In 2012 the now legendary Thundercloud session at Cloudbreak took big wave tube riding into a totally new realm. Two of the standouts on that day were Chilean, Ramon Navarro and Hawaiian Kohl Christensen. The image of Ramon in his white wetsuit top, bouncing over the foam ball inside those big blue caves is forever seared into my brain.
The other moment from that day etched in the memory of surfers the planet over is the vision of Mark Healey’s board floating helplessly in the lip of ‘that one’ - the rogue set wave that changed the way we looked at Cloudbreak forever.
So, six long years later, when a Cloudbreak swell of the same magnitude showed on the charts, Kohl and Ramon knew what kind of wave they were waiting for. It took a hell of a lot of patience and faith, but eventually it came, and Kohl put Ramon right in the spot for the wave of his life.

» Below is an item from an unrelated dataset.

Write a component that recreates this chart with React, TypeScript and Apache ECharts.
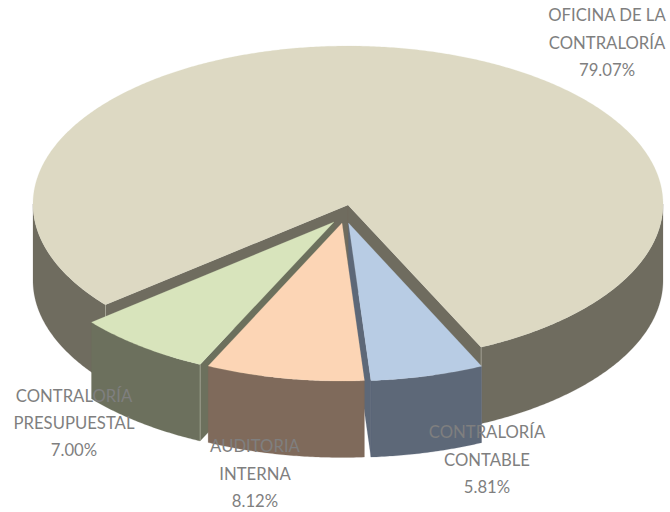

“It was our second run of the afternoon session,” recalls Ramon. “We just waited for the big one. And that’s what Kohl asked for. Just to go out there and wait. If it came through we’d go, if not, well then at least we tried. Kohl was so focused on ‘that wave’ it felt like he knew it was going to happen. In the end we waited for more than two hours. When the wave arrived it was coming so fast. So when Kohl took off I just focused on not falling from the yank of the ski. I didn’t even really look at the wave until I let go of the rope. When I did I just saw the thing double in size. It was so glassy and so perfect! The ride itself was so fast and I had so much speed. I didn’t realise how big and thick it was when I was riding it. It Felt like a big hollow wave, but nothing like when I saw the video and pictures. Maybe I needed to be deeper to see the thing over me haha, I don’t know, tow is different. It’s a weird feeling.”
When asked how he intended to pay back Kohl for gifting him the wave of the day Ramon just laughs, “Well now I have a big problem, but that time will come soon.”